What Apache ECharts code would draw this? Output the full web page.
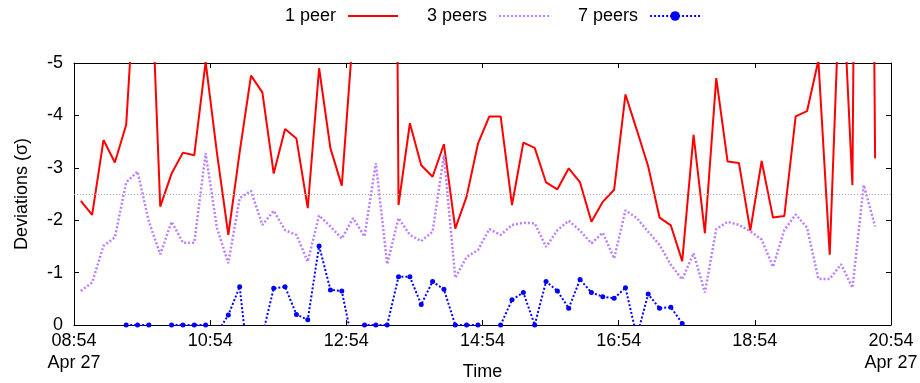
<!DOCTYPE html>
<html><head><meta charset="utf-8">
<script src="https://cdn.jsdelivr.net/npm/echarts@6/dist/echarts.min.js"></script>
<style>html,body{margin:0;padding:0;background:#fff}#c{width:920px;height:383px}</style>
</head><body><div id="c"></div>
<script>
const times = ['09:00','09:10','09:20','09:30','09:40','09:50','10:00','10:10','10:20','10:30',
'10:40','10:50','11:00','11:10','11:20','11:30','11:40','11:50','12:00','12:10',
'12:20','12:30','12:40','12:50','13:00','13:10','13:20','13:30','13:40','13:50',
'14:00','14:10','14:20','14:30','14:40','14:50','15:00','15:10','15:20','15:30',
'15:40','15:50','16:00','16:10','16:20','16:30','16:40','16:50','17:00','17:10',
'17:20','17:30','17:40','17:50','18:00','18:10','18:20','18:30','18:40','18:50',
'19:00','19:10','19:20','19:30','19:40','19:50','20:00','20:10','20:20','20:30','20:40'];
const onePeer = [-2.37,-2.10,-3.53,-3.10,-3.82,-7.4,-7.9,-2.26,-2.89,-3.29,
-3.24,-5.02,-3.28,-1.72,-3.30,-4.76,-4.44,-2.89,-3.74,-3.56,
-2.23,-4.90,-3.37,-2.66,-5.6,-10,-18,-35,-2.29,-3.85,
-3.05,-2.83,-3.45,-1.84,-2.45,-3.46,-3.98,-3.98,-2.29,-3.48,
-3.38,-2.72,-2.59,-2.99,-2.72,-1.97,-2.35,-2.58,-4.40,-3.72,
-3.03,-2.05,-1.90,-1.22,-3.63,-1.75,-4.71,-3.12,-3.09,-1.80,
-3.13,-2.05,-2.08,-3.98,-4.08,-5.05,-1.34,-7.2,-2.67,-30,-3.18];
const threePeers = [-0.65,-0.81,-1.51,-1.67,-2.72,-2.93,-1.97,-1.35,-1.97,-1.57,
-1.57,-3.28,-1.85,-1.18,-2.42,-2.56,-1.91,-2.18,-1.81,-1.72,
-1.21,-2.09,-1.88,-1.65,-2.04,-1.69,-3.09,-1.16,-2.04,-1.72,
-1.60,-1.78,-3.24,-0.90,-1.30,-1.43,-1.83,-1.72,-1.91,-1.95,
-1.94,-1.49,-1.81,-1.99,-1.80,-1.56,-1.76,-1.27,-2.19,-2.04,
-1.78,-1.53,-1.15,-0.87,-1.37,-0.62,-1.83,-1.97,-1.91,-1.79,
-1.63,-1.11,-1.81,-2.11,-1.86,-0.88,-0.88,-1.16,-0.71,-2.67,-1.88];
const sevenPeers = [null,null,null,null,0,0,0,null,0,0,
0,0,0.15,-0.19,-0.73,1.2,0.2,-0.70,-0.73,-0.20,
-0.10,-1.51,-0.67,-0.65,0.4,0,0,0,-0.92,-0.92,
-0.39,-0.83,-0.68,0,0,0,null,0,-0.48,-0.62,
0,-0.83,-0.65,-0.32,-0.87,-0.62,-0.54,-0.51,-0.71,0.22,
-0.59,-0.32,-0.34,-0.03,null,null,null,null,null,null,
null,null,null,null,null,null,null,null,null,null,null];
const xTickLabels = ['08:54\nApr 27','10:54','12:54','14:54','16:54','18:54','20:54\nApr 27'];
const startTime = '08:54';
const seriesNames = ['1 peer','3 peers','7 peers'];

const FONT = 'Liberation Sans, Arial, sans-serif';
const toMin = s => { const [h,m] = s.split(':').map(Number); return h*60+m; };
const t0 = toMin(startTime);
const xs = times.map(t => toMin(t) - t0);
const pair = arr => arr.map((v,i) => [xs[i], v]);

const chart = echarts.init(document.getElementById('c'), null, {renderer:'canvas'});
const axisCommon = {
  axisLine:{show:true, onZero:false, lineStyle:{color:'#000', width:1}},
  axisTick:{show:true, inside:true, length:5, lineStyle:{color:'#000', width:1}},
  splitLine:{show:false},
  nameMoveOverlap:false
};
chart.setOption({
  animation:false,
  backgroundColor:'#fff',
  textStyle:{fontFamily:FONT},
  legend:{
    top:2, left:280, align:'right', itemWidth:50, itemHeight:12, itemGap:28,
    textStyle:{fontSize:18, color:'#000', fontFamily:FONT, padding:[0,7,0,0]},
    data:[
      {name:seriesNames[0], itemStyle:{opacity:0, color:'transparent', borderWidth:0}},
      {name:seriesNames[1], itemStyle:{opacity:0, color:'transparent', borderWidth:0}},
      {name:seriesNames[2]}
    ]
  },
  grid:{left:74, right:29, top:63, bottom:58, containLabel:false, outerBoundsMode:'none'},
  xAxis:[
    Object.assign({type:'value', min:0, max:720, interval:120, position:'bottom',
      name:'Time', nameLocation:'middle', nameGap:38,
      nameTextStyle:{fontSize:18, color:'#000', fontFamily:FONT},
      axisLabel:{fontSize:18, color:'#000', fontFamily:FONT, margin:5, lineHeight:22,
        formatter: v => xTickLabels[Math.round(v/120)] || ''}}, axisCommon),
    Object.assign({type:'value', min:0, max:720, interval:120, position:'top',
      axisLabel:{show:false}}, axisCommon)
  ],
  yAxis:[
    Object.assign({type:'value', min:-5, max:0, interval:1, inverse:true, position:'left',
      name:'Deviations (σ)', nameLocation:'middle', nameGap:43, nameRotate:90,
      nameTextStyle:{fontSize:18, color:'#000', fontFamily:FONT},
      axisLabel:{fontSize:18, color:'#000', fontFamily:FONT, margin:11}}, axisCommon),
    Object.assign({type:'value', min:-5, max:0, interval:1, inverse:true, position:'right',
      axisLabel:{show:false}}, axisCommon)
  ],
  series:[
    {name:seriesNames[0], type:'line', data:pair(onePeer), symbol:'none', clip:true,
     lineStyle:{color:'#ff0000', width:2}, itemStyle:{color:'#ff0000'},
     markLine:{silent:true, symbol:'none', label:{show:false},
       lineStyle:{color:'#aaaaaa', type:[1,2], width:1},
       data:[{yAxis:-2.5}]}},
    {name:seriesNames[1], type:'line', data:pair(threePeers), symbol:'none', clip:true,
     lineStyle:{color:'#bb80ff', width:2.5, type:[2,2]}, itemStyle:{color:'#bb80ff'}},
    {name:seriesNames[2], type:'line', data:pair(sevenPeers), symbol:'circle', symbolSize:5,
     showSymbol:true, clip:true, connectNulls:false,
     lineStyle:{color:'#0000ff', width:2, type:[2,2]}, itemStyle:{color:'#0000ff'}}
  ]
});
</script></body></html>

++++

Set problem:
Leave out the pictures and restate everything else word for word.

Final result:
What Apache ECharts code would draw this? Output the full web page.
<!DOCTYPE html>
<html><head><meta charset="utf-8">
<script src="https://cdn.jsdelivr.net/npm/echarts@6/dist/echarts.min.js"></script>
<style>html,body{margin:0;padding:0;background:#fff}#c{width:920px;height:383px}</style>
</head><body><div id="c"></div>
<script>
const times = ['09:00','09:10','09:20','09:30','09:40','09:50','10:00','10:10','10:20','10:30',
'10:40','10:50','11:00','11:10','11:20','11:30','11:40','11:50','12:00','12:10',
'12:20','12:30','12:40','12:50','13:00','13:10','13:20','13:30','13:40','13:50',
'14:00','14:10','14:20','14:30','14:40','14:50','15:00','15:10','15:20','15:30',
'15:40','15:50','16:00','16:10','16:20','16:30','16:40','16:50','17:00','17:10',
'17:20','17:30','17:40','17:50','18:00','18:10','18:20','18:30','18:40','18:50',
'19:00','19:10','19:20','19:30','19:40','19:50','20:00','20:10','20:20','20:30','20:40'];
const onePeer = [-2.37,-2.10,-3.53,-3.10,-3.82,-7.4,-7.9,-2.26,-2.89,-3.29,
-3.24,-5.02,-3.28,-1.72,-3.30,-4.76,-4.44,-2.89,-3.74,-3.56,
-2.23,-4.90,-3.37,-2.66,-5.6,-10,-18,-35,-2.29,-3.85,
-3.05,-2.83,-3.45,-1.84,-2.45,-3.46,-3.98,-3.98,-2.29,-3.48,
-3.38,-2.72,-2.59,-2.99,-2.72,-1.97,-2.35,-2.58,-4.40,-3.72,
-3.03,-2.05,-1.90,-1.22,-3.63,-1.75,-4.71,-3.12,-3.09,-1.80,
-3.13,-2.05,-2.08,-3.98,-4.08,-5.05,-1.34,-7.2,-2.67,-30,-3.18];
const threePeers = [-0.65,-0.81,-1.51,-1.67,-2.72,-2.93,-1.97,-1.35,-1.97,-1.57,
-1.57,-3.28,-1.85,-1.18,-2.42,-2.56,-1.91,-2.18,-1.81,-1.72,
-1.21,-2.09,-1.88,-1.65,-2.04,-1.69,-3.09,-1.16,-2.04,-1.72,
-1.60,-1.78,-3.24,-0.90,-1.30,-1.43,-1.83,-1.72,-1.91,-1.95,
-1.94,-1.49,-1.81,-1.99,-1.80,-1.56,-1.76,-1.27,-2.19,-2.04,
-1.78,-1.53,-1.15,-0.87,-1.37,-0.62,-1.83,-1.97,-1.91,-1.79,
-1.63,-1.11,-1.81,-2.11,-1.86,-0.88,-0.88,-1.16,-0.71,-2.67,-1.88];
const sevenPeers = [null,null,null,null,0,0,0,null,0,0,
0,0,0.15,-0.19,-0.73,1.2,0.2,-0.70,-0.73,-0.20,
-0.10,-1.51,-0.67,-0.65,0.4,0,0,0,-0.92,-0.92,
-0.39,-0.83,-0.68,0,0,0,null,0,-0.48,-0.62,
0,-0.83,-0.65,-0.32,-0.87,-0.62,-0.54,-0.51,-0.71,0.22,
-0.59,-0.32,-0.34,-0.03,null,null,null,null,null,null,
null,null,null,null,null,null,null,null,null,null,null];
const xTickLabels = ['08:54\nApr 27','10:54','12:54','14:54','16:54','18:54','20:54\nApr 27'];
const startTime = '08:54';
const seriesNames = ['1 peer','3 peers','7 peers'];

const FONT = 'Liberation Sans, Arial, sans-serif';
const toMin = s => { const [h,m] = s.split(':').map(Number); return h*60+m; };
const t0 = toMin(startTime);
const xs = times.map(t => toMin(t) - t0);
const pair = arr => arr.map((v,i) => [xs[i], v]);

const chart = echarts.init(document.getElementById('c'), null, {renderer:'canvas'});
const axisCommon = {
  axisLine:{show:true, onZero:false, lineStyle:{color:'#000', width:1}},
  axisTick:{show:true, inside:true, length:5, lineStyle:{color:'#000', width:1}},
  splitLine:{show:false},
  nameMoveOverlap:false
};
chart.setOption({
  animation:false,
  backgroundColor:'#fff',
  textStyle:{fontFamily:FONT},
  legend:{
    top:2, left:280, align:'right', itemWidth:50, itemHeight:12, itemGap:28,
    textStyle:{fontSize:18, color:'#000', fontFamily:FONT, padding:[0,7,0,0]},
    data:[
      {name:seriesNames[0], itemStyle:{opacity:0, color:'transparent', borderWidth:0}},
      {name:seriesNames[1], itemStyle:{opacity:0, color:'transparent', borderWidth:0}},
      {name:seriesNames[2]}
    ]
  },
  grid:{left:74, right:29, top:63, bottom:58, containLabel:false, outerBoundsMode:'none'},
  xAxis:[
    Object.assign({type:'value', min:0, max:720, interval:120, position:'bottom',
      name:'Time', nameLocation:'middle', nameGap:38,
      nameTextStyle:{fontSize:18, color:'#000', fontFamily:FONT},
      axisLabel:{fontSize:18, color:'#000', fontFamily:FONT, margin:5, lineHeight:22,
        formatter: v => xTickLabels[Math.round(v/120)] || ''}}, axisCommon),
    Object.assign({type:'value', min:0, max:720, interval:120, position:'top',
      axisLabel:{show:false}}, axisCommon)
  ],
  yAxis:[
    Object.assign({type:'value', min:-5, max:0, interval:1, inverse:true, position:'left',
      name:'Deviations (σ)', nameLocation:'middle', nameGap:43, nameRotate:90,
      nameTextStyle:{fontSize:18, color:'#000', fontFamily:FONT},
      axisLabel:{fontSize:18, color:'#000', fontFamily:FONT, margin:11}}, axisCommon),
    Object.assign({type:'value', min:-5, max:0, interval:1, inverse:true, position:'right',
      axisLabel:{show:false}}, axisCommon)
  ],
  series:[
    {name:seriesNames[0], type:'line', data:pair(onePeer), symbol:'none', clip:true,
     lineStyle:{color:'#ff0000', width:2}, itemStyle:{color:'#ff0000'},
     markLine:{silent:true, symbol:'none', label:{show:false},
       lineStyle:{color:'#aaaaaa', type:[1,2], width:1},
       data:[{yAxis:-2.5}]}},
    {name:seriesNames[1], type:'line', data:pair(threePeers), symbol:'none', clip:true,
     lineStyle:{color:'#bb80ff', width:2.5, type:[2,2]}, itemStyle:{color:'#bb80ff'}},
    {name:seriesNames[2], type:'line', data:pair(sevenPeers), symbol:'circle', symbolSize:5,
     showSymbol:true, clip:true, connectNulls:false,
     lineStyle:{color:'#0000ff', width:2, type:[2,2]}, itemStyle:{color:'#0000ff'}}
  ]
});
</script></body></html>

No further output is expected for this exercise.